- Data shown:
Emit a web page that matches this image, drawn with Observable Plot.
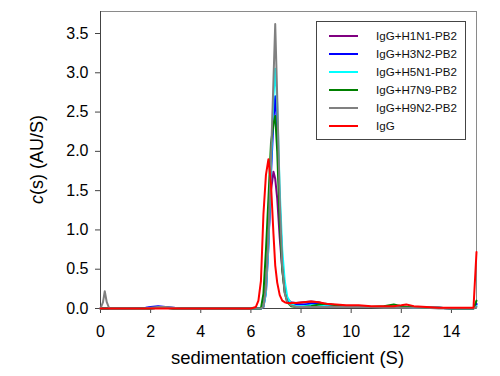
<!DOCTYPE html>
<html>
<head>
<meta charset="utf-8">
<script src="https://cdn.jsdelivr.net/npm/d3@7"></script>
<script src="https://cdn.jsdelivr.net/npm/@observablehq/plot@0.6"></script>
<style>
  body { margin: 0; background: white; }
  #wrap { position: relative; width: 500px; height: 376px; font-family: "Liberation Sans", Arial, sans-serif; }
  #legend { position: absolute; left: 316px; top: 21px; width: 148px; height: 117px; border: 1px solid #444; background: white; }
  .row { position: absolute; left: 0; height: 18px; width: 148px; }
  .sw { position: absolute; left: 12px; top: 8px; width: 29px; height: 2px; }
  .lb { position: absolute; left: 59px; top: 2px; font-size: 11.6px; line-height: 14px; color: #111; white-space: nowrap; }
</style>
</head>
<body>
<div id="wrap"></div>
<script>
const xs = [0, 0.1, 0.17, 0.25, 0.35, 1, 1.8, 2.0, 2.3, 2.6,
            2.9, 3.2, 4, 5, 6, 6.2, 6.3, 6.4, 6.5, 6.6,
            6.7, 6.8, 6.9, 6.97, 7.05, 7.15, 7.25, 7.35, 7.45, 7.6,
            7.8, 8.1, 8.4, 8.7, 9.0, 9.4, 9.8, 10.3, 10.8, 11.3,
            11.7, 12.0, 12.2, 12.5, 13.0, 13.5, 14.0, 14.5, 14.88, 15];

const seriesNames = ["IgG+H1N1-PB2", "IgG+H3N2-PB2", "IgG+H5N1-PB2", "IgG+H7N9-PB2", "IgG+H9N2-PB2", "IgG"];
const seriesColors = ["#800080", "#0000ff", "#00ffff", "#008000", "#808080", "#ff0000"];

const h1n1 = [0, 0, 0, 0, 0, 0, 0, 0, 0.01, 0.01,
              0, 0, 0, 0, 0, 0, 0, 0, 0.03, 0.3,
              0.9, 1.5, 1.74, 1.65, 1.4, 0.9, 0.5, 0.22, 0.12, 0.08,
              0.07, 0.08, 0.09, 0.08, 0.05, 0.04, 0.03, 0.03, 0.02, 0.02,
              0.02, 0.02, 0.02, 0.01, 0.01, 0.01, 0, 0, 0, 0.05];
const h3n2 = [0, 0, 0, 0, 0, 0, 0.01, 0.02, 0.03, 0.02,
              0.01, 0, 0, 0, 0, 0, 0, 0, 0.02, 0.2,
              0.8, 1.7, 2.4, 2.7, 2.3, 1.3, 0.6, 0.25, 0.1, 0.06,
              0.05, 0.05, 0.06, 0.06, 0.05, 0.04, 0.03, 0.03, 0.02, 0.02,
              0.02, 0.02, 0.02, 0.01, 0.01, 0.01, 0, 0, 0, 0.06];
const h5n1 = [0, 0, 0, 0, 0, 0, 0, 0, 0.01, 0.01,
              0, 0, 0, 0, 0, 0, 0, 0, 0.02, 0.2,
              0.8, 1.8, 2.7, 3.05, 2.6, 1.5, 0.75, 0.35, 0.15, 0.06,
              0.03, 0.03, 0.04, 0.04, 0.03, 0.03, 0.02, 0.02, 0.02, 0.02,
              0.02, 0.02, 0.02, 0.01, 0.01, 0.01, 0, 0, 0, 0.03];
const h7n9 = [0, 0, 0, 0, 0, 0, 0, 0, 0.01, 0.01,
              0, 0, 0, 0, 0, 0, 0, 0, 0.19, 0.74,
              1.4, 2.1, 2.35, 2.45, 2.0, 1.1, 0.5, 0.2, 0.08, 0.03,
              0.02, 0.02, 0.03, 0.05, 0.06, 0.04, 0.03, 0.02, 0.02, 0.03,
              0.05, 0.03, 0.02, 0.02, 0.01, 0.01, 0, 0, 0, 0.1];
const h9n2 = [0, 0.08, 0.22, 0.08, 0, 0, 0, 0.01, 0.02, 0.02,
              0.01, 0, 0, 0, 0, 0, 0, 0, 0.02, 0.25,
              0.9, 1.9, 2.9, 3.62, 2.7, 1.4, 0.55, 0.2, 0.08, 0.04,
              0.02, 0.02, 0.02, 0.02, 0.02, 0.02, 0.02, 0.02, 0.02, 0.01,
              0.01, 0.01, 0.01, 0.01, 0.01, 0, 0, 0, 0, 0.02];
const igg  = [0, 0, 0, 0, 0, 0, 0, 0, 0, 0,
              0, 0, 0, 0, 0, 0.02, 0.1, 0.35, 1.2, 1.7,
              1.9, 1.59, 0.95, 0.55, 0.33, 0.17, 0.1, 0.08, 0.07, 0.07,
              0.07, 0.08, 0.09, 0.08, 0.06, 0.05, 0.04, 0.04, 0.03, 0.03,
              0.03, 0.04, 0.05, 0.03, 0.02, 0.01, 0.01, 0.01, 0.01, 0.72];

const xTicks = [0, 2, 4, 6, 8, 10, 12, 14];
const yTicks = [0, 0.5, 1.0, 1.5, 2.0, 2.5, 3.0, 3.5];
const xTitle = "sedimentation coefficient (S)";

const allSeries = [h1n1, h3n2, h5n1, h7n9, h9n2, igg];
const rows = allSeries.flatMap((ys, i) => xs.map((x, j) => ({series: seriesNames[i], x, y: ys[j]})));

const chart = Plot.plot({
  width: 500,
  height: 376,
  marginLeft: 100,
  marginRight: 24,
  marginTop: 11,
  marginBottom: 68,
  style: {fontFamily: "Liberation Sans, Arial, sans-serif", background: "white", color: "black"},
  x: {domain: [0, 15]},
  y: {domain: [0, 3.78]},
  color: {domain: seriesNames, range: seriesColors},
  marks: [
    Plot.frame({stroke: "#8a8a8a"}),
    Plot.ruleX([0], {stroke: "#444"}),
    Plot.ruleY([0], {stroke: "#444"}),
    Plot.axisX({ticks: xTicks, tickSize: 5, tickPadding: 12, fontSize: 16, label: null, stroke: "#444"}),
    Plot.axisY({ticks: yTicks, tickSize: 5, tickPadding: 7, fontSize: 16, label: null, tickFormat: d3.format(".1f"), stroke: "#444"}),
    Plot.line(rows, {x: "x", y: "y", z: "series", stroke: "series", strokeWidth: 2})
  ]
});

const svg = d3.select(chart);
const yl = svg.append("text")
  .attr("transform", "translate(43,159.5) rotate(-90)")
  .attr("text-anchor", "middle")
  .attr("font-size", 18)
  .attr("fill", "black");
yl.append("tspan").attr("font-style", "italic").text("c");
yl.append("tspan").text("(s) (AU/S)");
svg.append("text")
  .attr("x", 287.5).attr("y", 364)
  .attr("text-anchor", "middle")
  .attr("font-size", 18.5)
  .attr("fill", "black")
  .text(xTitle);

const wrap = document.getElementById("wrap");
wrap.appendChild(chart);

const legend = document.createElement("div");
legend.id = "legend";
seriesNames.forEach((name, i) => {
  const row = document.createElement("div");
  row.className = "row";
  row.style.top = (4.5 + i * 18) + "px";
  const sw = document.createElement("div");
  sw.className = "sw";
  sw.style.background = seriesColors[i];
  const lb = document.createElement("div");
  lb.className = "lb";
  lb.textContent = name;
  row.appendChild(sw);
  row.appendChild(lb);
  legend.appendChild(row);
});
wrap.appendChild(legend);
</script>
</body>
</html>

- Do this: Ignore the images and quote every line of the listing exactly.

- Response below:
Emit a web page that matches this image, drawn with Observable Plot.
<!DOCTYPE html>
<html>
<head>
<meta charset="utf-8">
<script src="https://cdn.jsdelivr.net/npm/d3@7"></script>
<script src="https://cdn.jsdelivr.net/npm/@observablehq/plot@0.6"></script>
<style>
  body { margin: 0; background: white; }
  #wrap { position: relative; width: 500px; height: 376px; font-family: "Liberation Sans", Arial, sans-serif; }
  #legend { position: absolute; left: 316px; top: 21px; width: 148px; height: 117px; border: 1px solid #444; background: white; }
  .row { position: absolute; left: 0; height: 18px; width: 148px; }
  .sw { position: absolute; left: 12px; top: 8px; width: 29px; height: 2px; }
  .lb { position: absolute; left: 59px; top: 2px; font-size: 11.6px; line-height: 14px; color: #111; white-space: nowrap; }
</style>
</head>
<body>
<div id="wrap"></div>
<script>
const xs = [0, 0.1, 0.17, 0.25, 0.35, 1, 1.8, 2.0, 2.3, 2.6,
            2.9, 3.2, 4, 5, 6, 6.2, 6.3, 6.4, 6.5, 6.6,
            6.7, 6.8, 6.9, 6.97, 7.05, 7.15, 7.25, 7.35, 7.45, 7.6,
            7.8, 8.1, 8.4, 8.7, 9.0, 9.4, 9.8, 10.3, 10.8, 11.3,
            11.7, 12.0, 12.2, 12.5, 13.0, 13.5, 14.0, 14.5, 14.88, 15];

const seriesNames = ["IgG+H1N1-PB2", "IgG+H3N2-PB2", "IgG+H5N1-PB2", "IgG+H7N9-PB2", "IgG+H9N2-PB2", "IgG"];
const seriesColors = ["#800080", "#0000ff", "#00ffff", "#008000", "#808080", "#ff0000"];

const h1n1 = [0, 0, 0, 0, 0, 0, 0, 0, 0.01, 0.01,
              0, 0, 0, 0, 0, 0, 0, 0, 0.03, 0.3,
              0.9, 1.5, 1.74, 1.65, 1.4, 0.9, 0.5, 0.22, 0.12, 0.08,
              0.07, 0.08, 0.09, 0.08, 0.05, 0.04, 0.03, 0.03, 0.02, 0.02,
              0.02, 0.02, 0.02, 0.01, 0.01, 0.01, 0, 0, 0, 0.05];
const h3n2 = [0, 0, 0, 0, 0, 0, 0.01, 0.02, 0.03, 0.02,
              0.01, 0, 0, 0, 0, 0, 0, 0, 0.02, 0.2,
              0.8, 1.7, 2.4, 2.7, 2.3, 1.3, 0.6, 0.25, 0.1, 0.06,
              0.05, 0.05, 0.06, 0.06, 0.05, 0.04, 0.03, 0.03, 0.02, 0.02,
              0.02, 0.02, 0.02, 0.01, 0.01, 0.01, 0, 0, 0, 0.06];
const h5n1 = [0, 0, 0, 0, 0, 0, 0, 0, 0.01, 0.01,
              0, 0, 0, 0, 0, 0, 0, 0, 0.02, 0.2,
              0.8, 1.8, 2.7, 3.05, 2.6, 1.5, 0.75, 0.35, 0.15, 0.06,
              0.03, 0.03, 0.04, 0.04, 0.03, 0.03, 0.02, 0.02, 0.02, 0.02,
              0.02, 0.02, 0.02, 0.01, 0.01, 0.01, 0, 0, 0, 0.03];
const h7n9 = [0, 0, 0, 0, 0, 0, 0, 0, 0.01, 0.01,
              0, 0, 0, 0, 0, 0, 0, 0, 0.19, 0.74,
              1.4, 2.1, 2.35, 2.45, 2.0, 1.1, 0.5, 0.2, 0.08, 0.03,
              0.02, 0.02, 0.03, 0.05, 0.06, 0.04, 0.03, 0.02, 0.02, 0.03,
              0.05, 0.03, 0.02, 0.02, 0.01, 0.01, 0, 0, 0, 0.1];
const h9n2 = [0, 0.08, 0.22, 0.08, 0, 0, 0, 0.01, 0.02, 0.02,
              0.01, 0, 0, 0, 0, 0, 0, 0, 0.02, 0.25,
              0.9, 1.9, 2.9, 3.62, 2.7, 1.4, 0.55, 0.2, 0.08, 0.04,
              0.02, 0.02, 0.02, 0.02, 0.02, 0.02, 0.02, 0.02, 0.02, 0.01,
              0.01, 0.01, 0.01, 0.01, 0.01, 0, 0, 0, 0, 0.02];
const igg  = [0, 0, 0, 0, 0, 0, 0, 0, 0, 0,
              0, 0, 0, 0, 0, 0.02, 0.1, 0.35, 1.2, 1.7,
              1.9, 1.59, 0.95, 0.55, 0.33, 0.17, 0.1, 0.08, 0.07, 0.07,
              0.07, 0.08, 0.09, 0.08, 0.06, 0.05, 0.04, 0.04, 0.03, 0.03,
              0.03, 0.04, 0.05, 0.03, 0.02, 0.01, 0.01, 0.01, 0.01, 0.72];

const xTicks = [0, 2, 4, 6, 8, 10, 12, 14];
const yTicks = [0, 0.5, 1.0, 1.5, 2.0, 2.5, 3.0, 3.5];
const xTitle = "sedimentation coefficient (S)";

const allSeries = [h1n1, h3n2, h5n1, h7n9, h9n2, igg];
const rows = allSeries.flatMap((ys, i) => xs.map((x, j) => ({series: seriesNames[i], x, y: ys[j]})));

const chart = Plot.plot({
  width: 500,
  height: 376,
  marginLeft: 100,
  marginRight: 24,
  marginTop: 11,
  marginBottom: 68,
  style: {fontFamily: "Liberation Sans, Arial, sans-serif", background: "white", color: "black"},
  x: {domain: [0, 15]},
  y: {domain: [0, 3.78]},
  color: {domain: seriesNames, range: seriesColors},
  marks: [
    Plot.frame({stroke: "#8a8a8a"}),
    Plot.ruleX([0], {stroke: "#444"}),
    Plot.ruleY([0], {stroke: "#444"}),
    Plot.axisX({ticks: xTicks, tickSize: 5, tickPadding: 12, fontSize: 16, label: null, stroke: "#444"}),
    Plot.axisY({ticks: yTicks, tickSize: 5, tickPadding: 7, fontSize: 16, label: null, tickFormat: d3.format(".1f"), stroke: "#444"}),
    Plot.line(rows, {x: "x", y: "y", z: "series", stroke: "series", strokeWidth: 2})
  ]
});

const svg = d3.select(chart);
const yl = svg.append("text")
  .attr("transform", "translate(43,159.5) rotate(-90)")
  .attr("text-anchor", "middle")
  .attr("font-size", 18)
  .attr("fill", "black");
yl.append("tspan").attr("font-style", "italic").text("c");
yl.append("tspan").text("(s) (AU/S)");
svg.append("text")
  .attr("x", 287.5).attr("y", 364)
  .attr("text-anchor", "middle")
  .attr("font-size", 18.5)
  .attr("fill", "black")
  .text(xTitle);

const wrap = document.getElementById("wrap");
wrap.appendChild(chart);

const legend = document.createElement("div");
legend.id = "legend";
seriesNames.forEach((name, i) => {
  const row = document.createElement("div");
  row.className = "row";
  row.style.top = (4.5 + i * 18) + "px";
  const sw = document.createElement("div");
  sw.className = "sw";
  sw.style.background = seriesColors[i];
  const lb = document.createElement("div");
  lb.className = "lb";
  lb.textContent = name;
  row.appendChild(sw);
  row.appendChild(lb);
  legend.appendChild(row);
});
wrap.appendChild(legend);
</script>
</body>
</html>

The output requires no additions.